## Data provided
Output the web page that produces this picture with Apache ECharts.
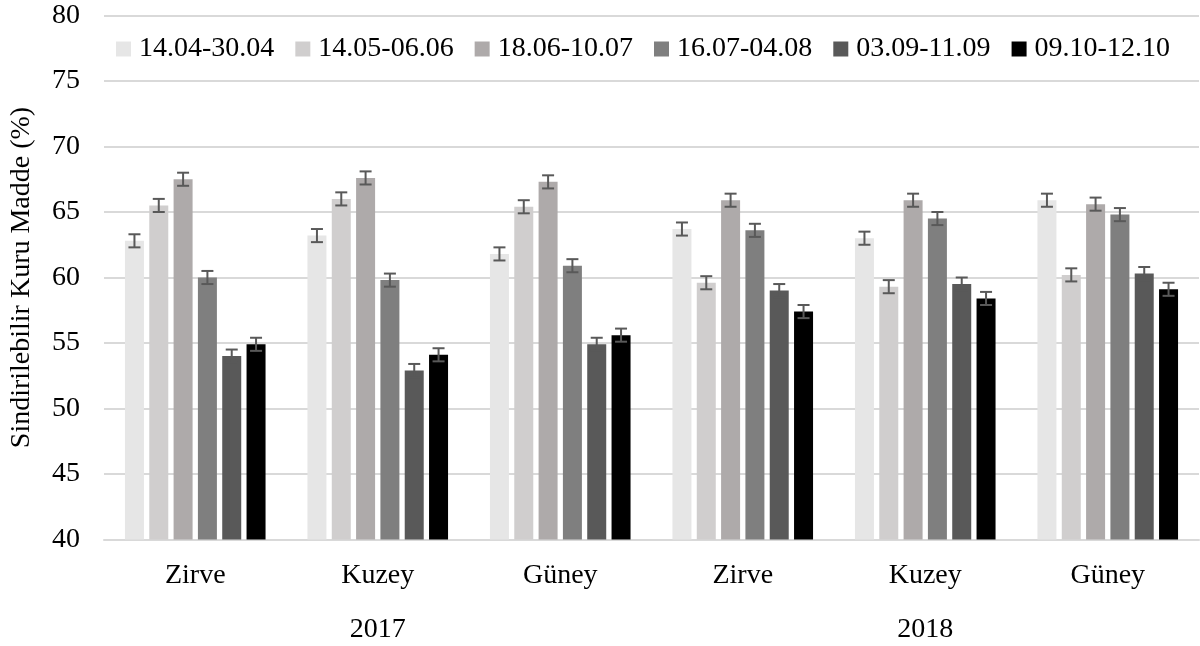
<!DOCTYPE html>
<html>
<head>
<meta charset="utf-8">
<script src="https://cdn.jsdelivr.net/npm/echarts@6/dist/echarts.min.js"></script>
<style>
  html, body { margin: 0; padding: 0; background: #ffffff; }
  #chart { width: 1200px; height: 646px; }
</style>
</head>
<body>
<div id="chart"></div>
<script>
// Sites per year, and the two years they fall under
const sites = ['Zirve', 'Kuzey', 'Güney', 'Zirve', 'Kuzey', 'Güney'];
const years = ['2017', '2018'];

// Sampling periods (one bar series each)
const periods = ['14.04-30.04', '14.05-06.06', '18.06-10.07', '16.07-04.08', '03.09-11.09', '09.10-12.10'];

// Digestible dry matter (%) per period, ordered as in `sites`
const p1 = [62.8, 63.2, 61.8, 63.7, 63.0, 65.9];
const p2 = [65.5, 66.0, 65.4, 59.6, 59.3, 60.2];
const p3 = [67.5, 67.6, 67.3, 65.9, 65.9, 65.6];
const p4 = [60.0, 59.8, 60.9, 63.6, 64.5, 64.8];
const p5 = [54.0, 52.9, 54.9, 59.0, 59.5, 60.3];
const p6 = [54.9, 54.1, 55.6, 57.4, 58.4, 59.1];

// Standard errors per period
const e1 = [0.5, 0.5, 0.5, 0.5, 0.5, 0.5];
const e2 = [0.5, 0.5, 0.5, 0.5, 0.5, 0.5];
const e3 = [0.5, 0.5, 0.5, 0.5, 0.5, 0.5];
const e4 = [0.5, 0.5, 0.5, 0.5, 0.5, 0.5];
const e5 = [0.5, 0.5, 0.5, 0.5, 0.5, 0.5];
const e6 = [0.5, 0.5, 0.5, 0.5, 0.5, 0.5];

// Y-axis range
const yMin = 40, yMax = 80, yStep = 5;

const values = [p1, p2, p3, p4, p5, p6];
const errors = [e1, e2, e3, e4, e5, e6];
const colors = ['#e6e6e6', '#d0cece', '#aeaaaa', '#7f7f7f', '#595959', '#000000'];

const FONT = "'Liberation Serif', 'Times New Roman', serif";
const BAR_W = 19;
const GAP_RATIO = 0.28;
const STEP = BAR_W * (1 + GAP_RATIO);
const N = periods.length;

function barOffset(i) {
  const total = N * BAR_W + (N - 1) * BAR_W * GAP_RATIO;
  return -total / 2 + BAR_W / 2 + i * STEP;
}

const chart = echarts.init(document.getElementById('chart'), null, { renderer: 'canvas' });

const barSeries = periods.map((name, i) => ({
  name: name,
  type: 'bar',
  xAxisIndex: 0,
  barWidth: BAR_W,
  barGap: (GAP_RATIO * 100) + '%',
  itemStyle: { color: colors[i] },
  emphasis: { disabled: true },
  data: values[i]
}));

const errorSeries = periods.map((name, i) => ({
  type: 'custom',
  xAxisIndex: 0,
  z: 5,
  silent: true,
  data: values[i].map((v, k) => [k, v, errors[i][k]]),
  renderItem: function (params, api) {
    const k = api.value(0);
    const v = api.value(1);
    const e = api.value(2);
    const x = api.coord([k, v])[0] + barOffset(i);
    const yHi = api.coord([k, v + e])[1];
    const yLo = api.coord([k, v - e])[1];
    const cap = 6;
    const st = { stroke: '#595959', lineWidth: 2 };
    return {
      type: 'group',
      children: [
        { type: 'line', shape: { x1: x, y1: yHi, x2: x, y2: yLo }, style: st },
        { type: 'line', shape: { x1: x - cap, y1: yHi, x2: x + cap, y2: yHi }, style: st },
        { type: 'line', shape: { x1: x - cap, y1: yLo, x2: x + cap, y2: yLo }, style: st }
      ]
    };
  }
}));

const option = {
  backgroundColor: '#ffffff',
  animation: false,
  textStyle: { fontFamily: FONT, color: '#000000' },
  grid: { left: 104, right: 1, top: 15.5, bottom: 106.5, containLabel: false },
  legend: {
    data: periods,
    left: 116,
    top: 35,
    padding: 0,
    itemWidth: 15,
    itemHeight: 15,
    itemGap: 21,
    icon: 'rect',
    selectedMode: false,
    textStyle: { fontFamily: FONT, fontSize: 28, color: '#000000', lineHeight: 28, padding: [0, 0, 0, 3] }
  },
  xAxis: [
    {
      type: 'category',
      data: sites,
      axisLine: { show: true, lineStyle: { color: '#d9d9d9', width: 2 } },
      axisTick: { show: false },
      axisLabel: { fontFamily: FONT, fontSize: 28, color: '#000000', margin: 22 },
      splitLine: { show: false }
    },
    {
      type: 'category',
      data: years,
      position: 'bottom',
      offset: 54,
      axisLine: { show: false },
      axisTick: { show: false },
      axisLabel: { fontFamily: FONT, fontSize: 28, color: '#000000', margin: 22 },
      splitLine: { show: false }
    }
  ],
  yAxis: {
    type: 'value',
    min: yMin,
    max: yMax,
    interval: yStep,
    name: 'Sindirilebilir Kuru Madde (%)',
    nameLocation: 'middle',
    nameGap: 68,
    nameTextStyle: { fontFamily: FONT, fontSize: 28, color: '#000000' },
    axisLine: { show: false },
    axisTick: { show: false },
    axisLabel: { fontFamily: FONT, fontSize: 28, color: '#000000', margin: 24 },
    splitLine: { show: true, lineStyle: { color: '#d9d9d9', width: 2 } }
  },
  series: barSeries.concat(errorSeries)
};

chart.setOption(option);
</script>
</body>
</html>
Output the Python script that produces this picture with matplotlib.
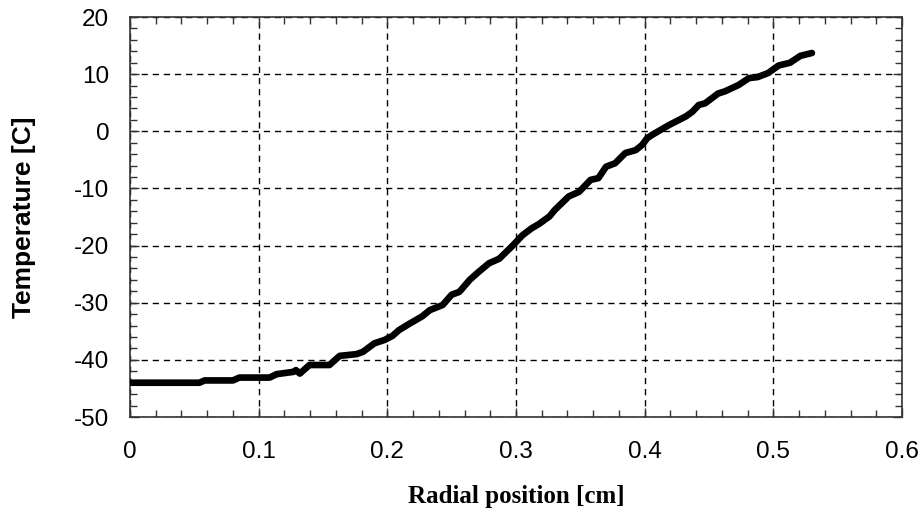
import matplotlib
matplotlib.use("Agg")
import matplotlib.pyplot as plt
from matplotlib.ticker import MultipleLocator

plt.rcParams["axes.unicode_minus"] = False

# Measured temperature profile along the radius
radial_cm = [0.000, 0.054, 0.058, 0.080, 0.085, 0.1085, 0.114, 0.127, 0.129, 0.132,
             0.1395, 0.155, 0.163, 0.176, 0.181, 0.190, 0.198, 0.204, 0.209, 0.217,
             0.227, 0.233, 0.243, 0.250, 0.256, 0.264, 0.271, 0.279, 0.287, 0.297,
             0.305, 0.312, 0.318, 0.326, 0.330, 0.341, 0.349, 0.358, 0.364, 0.370,
             0.377, 0.385, 0.393, 0.398, 0.402, 0.406, 0.419, 0.432, 0.437, 0.442,
             0.447, 0.457, 0.4625, 0.473, 0.481, 0.488, 0.496, 0.504, 0.513, 0.521,
             0.530]
temp_c = [-44.0, -44.0, -43.6, -43.6, -43.1, -43.1, -42.5, -42.1, -41.8, -42.4,
          -40.9, -40.9, -39.3, -39.0, -38.6, -37.1, -36.5, -35.8, -34.8, -33.7,
          -32.4, -31.3, -30.4, -28.6, -28.1, -26.0, -24.6, -23.1, -22.3, -20.1,
          -18.2, -17.0, -16.2, -14.9, -13.8, -11.4, -10.6, -8.5, -8.2, -6.2,
          -5.6, -3.8, -3.3, -2.4, -1.2, -0.6, 1.1, 2.6, 3.4, 4.6,
          4.9, 6.6, 7.0, 8.1, 9.3, 9.5, 10.2, 11.5, 12.0, 13.2,
          13.7]

x_ticks = [0, 0.1, 0.2, 0.3, 0.4, 0.5, 0.6]
x_tick_labels = ["0", "0.1", "0.2", "0.3", "0.4", "0.5", "0.6"]
y_ticks = [-50, -40, -30, -20, -10, 0, 10, 20]

fig = plt.figure(figsize=(9.22, 5.14), dpi=100)
ax = fig.add_axes([130 / 922, 97 / 514, 772 / 922, 400 / 514])

ax.plot(radial_cm, temp_c, color="black", lw=4.8, solid_capstyle="round",
        solid_joinstyle="round", zorder=3)

ax.set_xlim(0, 0.6)
ax.set_ylim(-50, 20)
ax.set_xticks(x_ticks)
ax.set_xticklabels(x_tick_labels)
ax.set_yticks(y_ticks)
ax.xaxis.set_minor_locator(MultipleLocator(0.02))
ax.yaxis.set_minor_locator(MultipleLocator(2))

ax.grid(True, which="major", color="black", linestyle=(0, (4.5, 3.5)), lw=1.0)

ax.tick_params(which="both", direction="in", top=True, right=True,
               color="#333333", width=1.0)
ax.tick_params(which="major", length=6.5)
ax.tick_params(which="minor", length=5)
ax.tick_params(axis="x", which="major", pad=17)
ax.tick_params(axis="y", which="major", pad=15)

for lbl in ax.get_xticklabels() + ax.get_yticklabels():
    lbl.set_fontfamily("Liberation Sans")
    lbl.set_fontsize(17.5)

for sp in ax.spines.values():
    sp.set_color("#333333")
    sp.set_linewidth(1.2)

ax.set_xlabel("Radial position [cm]", family="Liberation Serif",
              fontweight="bold", fontsize=18, labelpad=16)
ax.set_ylabel("Temperature [C]", family="Liberation Sans",
              fontweight="bold", fontsize=19, labelpad=27)

fig.savefig("out.png", dpi=100)
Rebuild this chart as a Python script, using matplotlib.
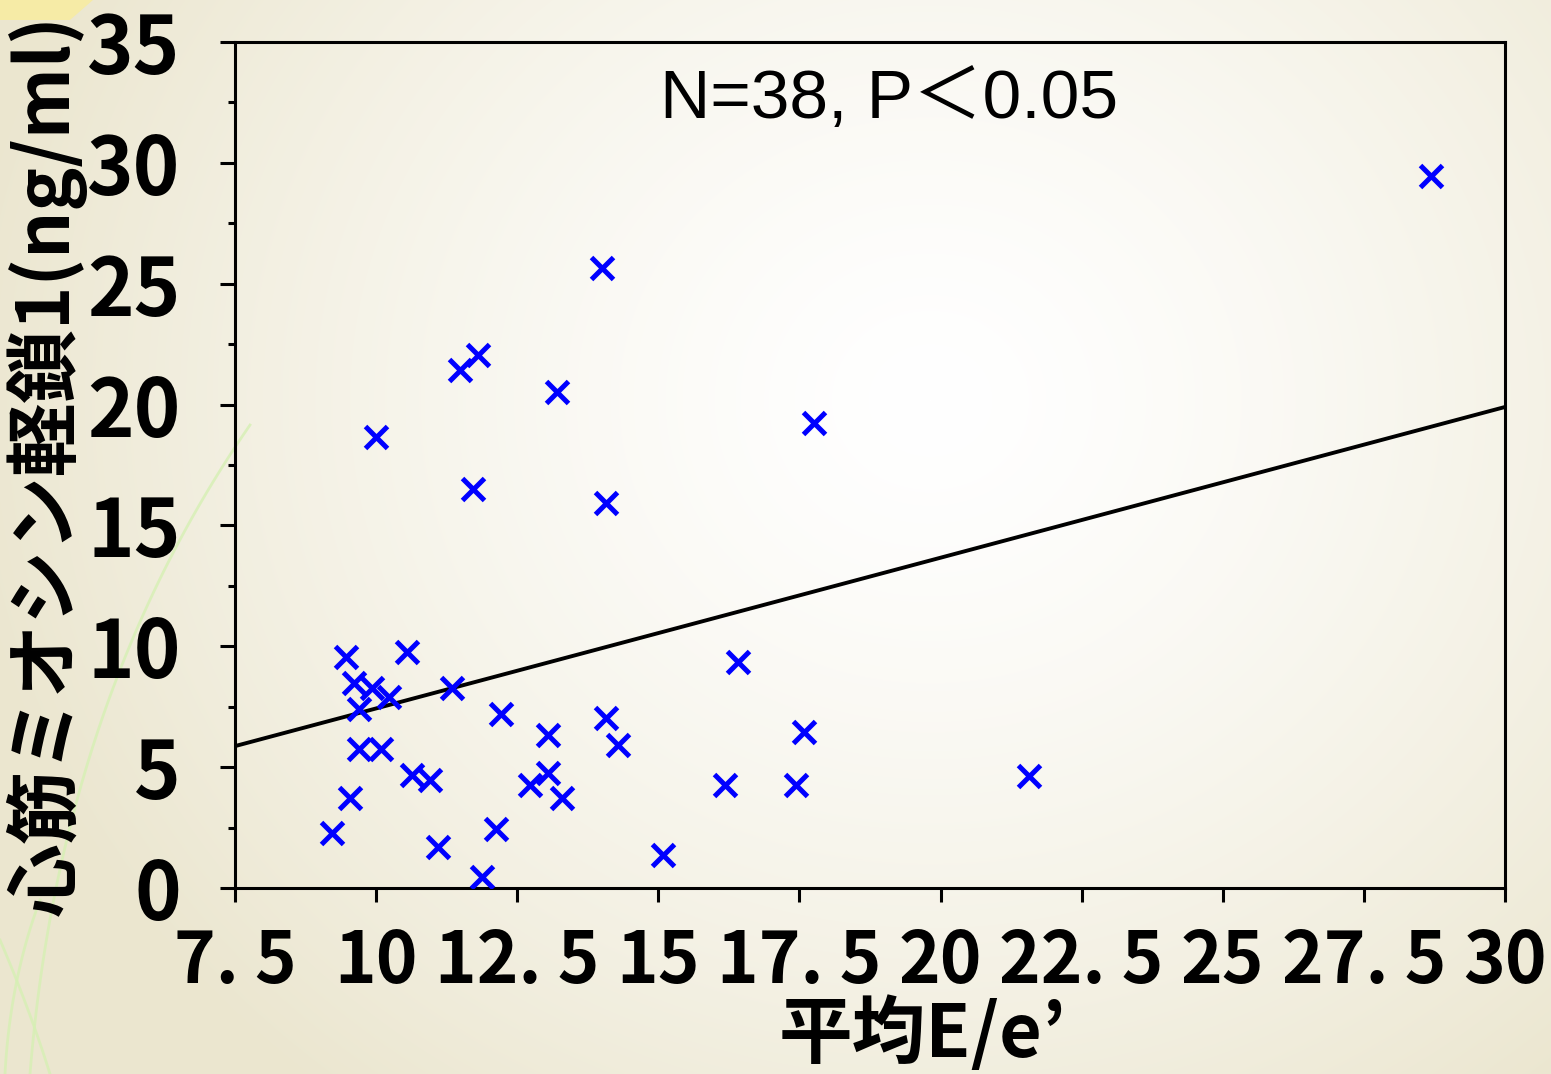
import numpy as np
import matplotlib
matplotlib.use("Agg")
import matplotlib.pyplot as plt
from matplotlib.ticker import FixedLocator, FixedFormatter, MultipleLocator

# mean E/e' vs cardiac myosin light chain 1 (ng/ml), N=38
ee_ratio = [9.22, 9.54, 9.46, 10.55, 9.60, 9.93, 10.23, 9.70, 11.34, 12.21,
            9.70, 10.09, 10.63, 10.96, 11.10, 12.12, 11.88, 12.73, 13.05, 13.30,
            14.29, 13.05, 15.09, 14.00, 11.81, 11.49, 13.21, 11.72, 14.07, 10.00,
            14.08, 16.41, 17.76, 16.18, 17.44, 17.58, 21.57, 28.69]
mlc1 = [2.26, 3.71, 9.57, 9.75, 8.47, 8.26, 7.89, 7.39, 8.26, 7.19,
        5.74, 5.74, 4.68, 4.47, 1.71, 2.43, 0.47, 4.26, 4.74, 3.71,
        5.92, 6.33, 1.37, 25.64, 22.05, 21.43, 20.50, 16.50, 15.94, 18.66,
        7.02, 9.35, 19.24, 4.26, 4.26, 6.45, 4.63, 29.46]

# regression line
fit_x = [7.5, 30.0]
fit_y = [5.87, 19.90]

x_ticks = [7.5, 10, 12.5, 15, 17.5, 20, 22.5, 25, 27.5, 30]
x_tick_labels = ["7. 5", "10", "12. 5", "15", "17. 5", "20", "22. 5", "25", "27. 5", "30"]
y_ticks = [0, 5, 10, 15, 20, 25, 30, 35]
y_tick_labels = [str(v) for v in y_ticks]

CJK = ["Noto Sans CJK JP", "DejaVu Sans"]

W, H = 1551, 1074
fig = plt.figure(figsize=(W / 100, H / 100), dpi=100)

# slide background: beige with a soft white glow
bg = fig.add_axes([0, 0, 1, 1], zorder=-10)
yy, xx = np.mgrid[0:H, 0:W]
r = np.hypot(xx - 930, (yy - 400) * 1.1) / 980
t = np.clip(r, 0, 1) ** 1.4
edge = np.array([0.922, 0.902, 0.812])
img = 1 - t[..., None] * (1 - edge)
bg.imshow(img, extent=[0, W, H, 0], aspect="auto", interpolation="bilinear")
bg.fill([0, 93, 70, 0], [0, 0, 20, 20], color="#F6EBA6", lw=0)
s = np.linspace(0, 1, 60)
for (x0, y0), (x1, y1), (x2, y2) in [((250, 425), (60, 700), (30, 1074)),
                                     ((0, 940), (30, 1010), (50, 1074)),
                                     ((40, 900), (10, 980), (5, 1074))]:
    bx = (1 - s) ** 2 * x0 + 2 * (1 - s) * s * x1 + s ** 2 * x2
    by = (1 - s) ** 2 * y0 + 2 * (1 - s) * s * y1 + s ** 2 * y2
    bg.plot(bx, by, color="#D6F0B4", lw=2, alpha=0.8)
bg.set_xlim(0, W)
bg.set_ylim(H, 0)
bg.axis("off")

ax = fig.add_axes([235 / W, 1 - 888 / H, 1270 / W, 846 / H])
ax.patch.set_alpha(0)

ax.plot(fit_x, fit_y, color="black", lw=2.8, zorder=2)
ax.plot(ee_ratio, mlc1, "x", color="#0000FF", ms=16, mew=3.6, zorder=3)

ax.set_xlim(7.5, 30)
ax.set_ylim(0, 35)
ax.xaxis.set_major_locator(FixedLocator(x_ticks))
ax.xaxis.set_major_formatter(FixedFormatter(x_tick_labels))
ax.yaxis.set_major_locator(FixedLocator(y_ticks))
ax.yaxis.set_major_formatter(FixedFormatter(y_tick_labels))
ax.yaxis.set_minor_locator(MultipleLocator(2.5))

for sp in ax.spines.values():
    sp.set_linewidth(2.2)
    sp.set_color("black")

ax.tick_params(axis="x", which="major", direction="out", length=10, width=2.2, pad=17)
ax.tick_params(axis="y", which="major", direction="out", length=11, width=2.2, pad=28)
ax.tick_params(axis="y", which="minor", direction="out", length=5, width=2.2)
for lab in ax.get_xticklabels():
    lab.set_family(CJK)
    lab.set_fontweight("bold")
    lab.set_fontsize(51)
for lab in ax.get_yticklabels():
    lab.set_family(CJK)
    lab.set_fontweight("bold")
    lab.set_fontsize(57)

ax.text(0.515, 0.932, "N=38, P＜0.05", transform=ax.transAxes, ha="center", va="center",
        fontsize=50, family=["Liberation Sans", "Noto Sans CJK JP"])

fig.text(46 / W, 1 - 465 / H, "心筋ミオシン軽鎖1(ng/ml)", rotation=90, ha="center",
         va="center", fontsize=53, fontweight="bold", family=CJK)
fig.text(922 / W, 1 - 1035 / H, "平均E/e’", ha="center", va="center",
         fontsize=53, fontweight="bold", family=CJK)

fig.savefig("out.png", dpi=100)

## The request
The copy should hold exactly the lines from the line with "Rebuild this chart" to the line with "FixedLocator, FixedFormatter, MultipleLocator", both ends in, set down without any pictures and with nothing added.

## Final answer
Rebuild this chart as a Python script, using matplotlib.
import numpy as np
import matplotlib
matplotlib.use("Agg")
import matplotlib.pyplot as plt
from matplotlib.ticker import FixedLocator, FixedFormatter, MultipleLocator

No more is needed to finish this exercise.